Before its passage late last night, Republican leadership in the
House of Representatives grew nervous Thursday about mounting
opposition to what some conservatives were calling the “Compromised
Tax Bill.” So nervous in fact that they were considering what one
member of the Republican Steering Committee called “Pelosi-like”
tactics to force GOP lawmakers into supporting the tax bill.
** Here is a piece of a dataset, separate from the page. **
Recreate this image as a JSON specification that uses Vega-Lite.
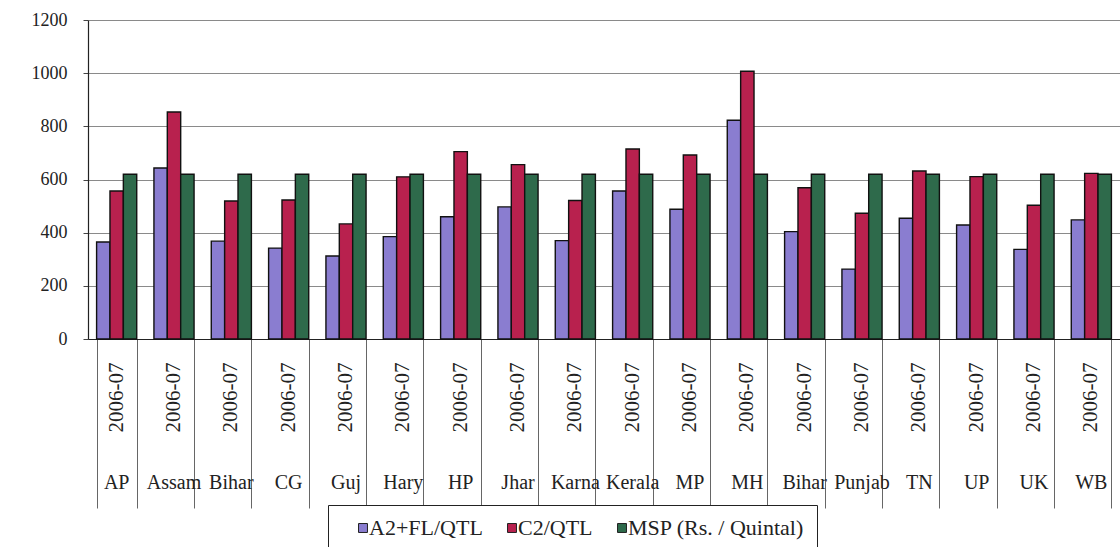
{
  "$schema": "https://vega.github.io/schema/vega-lite/v6.json",
  "autosize": "none",
  "padding": {"left": 88, "top": 20, "right": 0, "bottom": 208},
  "width": 1032,
  "height": 319,
  "background": "white",
  "config": {
    "view": {"stroke": null},
    "font": "Liberation Serif"
  },
  "data": {
    "values": [
      {"state": "AP", "series": "A2+FL/QTL", "value": 365},
      {"state": "AP", "series": "C2/QTL", "value": 557},
      {"state": "AP", "series": "MSP (Rs. / Quintal)", "value": 620},
      {"state": "Assam", "series": "A2+FL/QTL", "value": 643},
      {"state": "Assam", "series": "C2/QTL", "value": 854},
      {"state": "Assam", "series": "MSP (Rs. / Quintal)", "value": 620},
      {"state": "Bihar", "series": "A2+FL/QTL", "value": 368},
      {"state": "Bihar", "series": "C2/QTL", "value": 519},
      {"state": "Bihar", "series": "MSP (Rs. / Quintal)", "value": 620},
      {"state": "CG", "series": "A2+FL/QTL", "value": 342},
      {"state": "CG", "series": "C2/QTL", "value": 523},
      {"state": "CG", "series": "MSP (Rs. / Quintal)", "value": 620},
      {"state": "Guj", "series": "A2+FL/QTL", "value": 312},
      {"state": "Guj", "series": "C2/QTL", "value": 433},
      {"state": "Guj", "series": "MSP (Rs. / Quintal)", "value": 620},
      {"state": "Hary", "series": "A2+FL/QTL", "value": 385},
      {"state": "Hary", "series": "C2/QTL", "value": 610},
      {"state": "Hary", "series": "MSP (Rs. / Quintal)", "value": 620},
      {"state": "HP", "series": "A2+FL/QTL", "value": 460},
      {"state": "HP", "series": "C2/QTL", "value": 705},
      {"state": "HP", "series": "MSP (Rs. / Quintal)", "value": 620},
      {"state": "Jhar", "series": "A2+FL/QTL", "value": 497},
      {"state": "Jhar", "series": "C2/QTL", "value": 656},
      {"state": "Jhar", "series": "MSP (Rs. / Quintal)", "value": 620},
      {"state": "Karna", "series": "A2+FL/QTL", "value": 370},
      {"state": "Karna", "series": "C2/QTL", "value": 521},
      {"state": "Karna", "series": "MSP (Rs. / Quintal)", "value": 620},
      {"state": "Kerala", "series": "A2+FL/QTL", "value": 557},
      {"state": "Kerala", "series": "C2/QTL", "value": 715},
      {"state": "Kerala", "series": "MSP (Rs. / Quintal)", "value": 620},
      {"state": "MP", "series": "A2+FL/QTL", "value": 488},
      {"state": "MP", "series": "C2/QTL", "value": 692},
      {"state": "MP", "series": "MSP (Rs. / Quintal)", "value": 620},
      {"state": "MH", "series": "A2+FL/QTL", "value": 823},
      {"state": "MH", "series": "C2/QTL", "value": 1007},
      {"state": "MH", "series": "MSP (Rs. / Quintal)", "value": 620},
      {"state": "Bihar#2", "series": "A2+FL/QTL", "value": 404},
      {"state": "Bihar#2", "series": "C2/QTL", "value": 569},
      {"state": "Bihar#2", "series": "MSP (Rs. / Quintal)", "value": 620},
      {"state": "Punjab", "series": "A2+FL/QTL", "value": 263},
      {"state": "Punjab", "series": "C2/QTL", "value": 473},
      {"state": "Punjab", "series": "MSP (Rs. / Quintal)", "value": 620},
      {"state": "TN", "series": "A2+FL/QTL", "value": 454},
      {"state": "TN", "series": "C2/QTL", "value": 632},
      {"state": "TN", "series": "MSP (Rs. / Quintal)", "value": 620},
      {"state": "UP", "series": "A2+FL/QTL", "value": 429},
      {"state": "UP", "series": "C2/QTL", "value": 611},
      {"state": "UP", "series": "MSP (Rs. / Quintal)", "value": 620},
      {"state": "UK", "series": "A2+FL/QTL", "value": 337},
      {"state": "UK", "series": "C2/QTL", "value": 503},
      {"state": "UK", "series": "MSP (Rs. / Quintal)", "value": 620},
      {"state": "WB", "series": "A2+FL/QTL", "value": 448},
      {"state": "WB", "series": "C2/QTL", "value": 623},
      {"state": "WB", "series": "MSP (Rs. / Quintal)", "value": 620}
    ]
  },
  "resolve": {"axis": {"x": "independent"}},
  "layer": [
    {
      "mark": {"type": "rule", "opacity": 0},
      "encoding": {
        "x": {
          "field": "state",
          "type": "nominal",
          "sort": null,
          "scale": {"paddingInner": 0.3, "paddingOuter": 0.15},
          "axis": {
            "orient": "bottom",
            "title": null,
            "domain": false,
            "labels": false,
            "ticks": true,
            "tickBand": "extent",
            "tickSize": 169,
            "tickColor": "#666",
            "tickWidth": 1,
            "grid": false
          }
        }
      }
    },
    {
      "mark": {"type": "bar", "stroke": "#111", "strokeWidth": 1.4},
      "encoding": {
        "x": {
          "field": "state",
          "type": "nominal",
          "sort": null,
          "axis": {
            "orient": "bottom",
            "title": null,
            "domain": true,
            "domainColor": "#222",
            "domainWidth": 1.2,
            "ticks": false,
            "labelExpr": "'2006-07'",
            "labelAngle": -90,
            "labelAlign": "right",
            "labelBaseline": "middle",
            "labelFont": "Liberation Serif",
            "labelFontSize": 21,
            "labelColor": "#222",
            "labelPadding": 23,
            "grid": false
          }
        },
        "xOffset": {
          "field": "series",
          "type": "nominal",
          "sort": ["A2+FL/QTL", "C2/QTL", "MSP (Rs. / Quintal)"],
          "scale": {"paddingInner": 0, "paddingOuter": 0}
        },
        "y": {
          "field": "value",
          "type": "quantitative",
          "scale": {"domain": [0, 1200], "nice": false},
          "axis": {
            "title": null,
            "values": [0, 200, 400, 600, 800, 1000, 1200],
            "format": "d",
            "domain": true,
            "domainColor": "#222",
            "domainWidth": 1.2,
            "tickColor": "#444",
            "tickSize": 5,
            "labelFont": "Liberation Serif",
            "labelFontSize": 18,
            "labelColor": "#222",
            "labelPadding": 16,
            "grid": true,
            "gridColor": "#8a8a8a",
            "gridWidth": 1
          }
        },
        "color": {
          "field": "series",
          "type": "nominal",
          "scale": {
            "domain": ["A2+FL/QTL", "C2/QTL", "MSP (Rs. / Quintal)"],
            "range": ["#8a7dd0", "#b8214e", "#2e6a4b"]
          },
          "legend": {
            "orient": "none",
            "legendX": 240,
            "legendY": 485,
            "direction": "horizontal",
            "title": null,
            "strokeColor": "#222",
            "fillColor": "white",
            "padding": 12,
            "symbolType": "square",
            "symbolSize": 80,
            "symbolStrokeColor": "#222",
            "symbolStrokeWidth": 1,
            "symbolOpacity": 1,
            "symbolOffset": 12,
            "labelFont": "Liberation Serif",
            "labelFontSize": 22,
            "labelColor": "#222",
            "labelOffset": -5,
            "labelLimit": 400,
            "columnPadding": 6
          }
        }
      }
    },
    {
      "mark": {"type": "rule", "opacity": 0},
      "encoding": {
        "x": {
          "field": "state",
          "type": "nominal",
          "sort": null,
          "axis": {
            "orient": "bottom",
            "title": null,
            "domain": false,
            "ticks": false,
            "grid": false,
            "labelExpr": "split(datum.label, '#')[0]",
            "labelAngle": 0,
            "labelAlign": "center",
            "labelBaseline": "top",
            "labelFont": "Liberation Serif",
            "labelFontSize": 20,
            "labelColor": "#222",
            "labelPadding": 133
          }
        }
      }
    }
  ]
}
During a Steering Committee meeting yesterday,
according to sources present in the room, Rep. Dave
Camp, who was recently selected by the steering
committee to be chairman of the House Ways and Means Committee,
suggested that he would support revoking appointments to his
committee of any Republican member who did not vote for the
tax plan, which was larded down with earmarks and sweeteners to
gain the support of the White House and Democrats in the Senate and
House.
Camp’s suggestion, according to sources, was
supported by incoming House majority leader Eric
Cantor, who also lent support to the notion that
appointments to other committees beyond Ways and Means might
also be pulled from Republicans who did not support the
bill.
“This was not just about Ways and Means,” said a House
staffer with knowledge of the meeting. “House Republican
leadership is willing to arm-twist just about any member it
could on this vote, whether it’s Judiciary or Energy and
Commerce.”
Presumed Speaker of the House Rep. John
Boehner was less supportive of the idea, simply telling
the gathering that Camp’s proposal was something that might
have to be considered.
For months, Republicans chastised House Democrat
leadership for its lack of transparency and demands that its
majority vote lock step with Speaker of the House Nancy
Pelosi and the Obama Administration.
“Now that those votes have doomed the Democrats to
minority status in the House, and those policies have doomed the
Obama presidency, we have the Republican leadership trying to bail
both out with a deeply flawed bill,” said a House member. “And
worse, they are willing to attack their own membership to help the
other side get a win. We haven’t actually led one single day and
already we’re managing to screw it up.”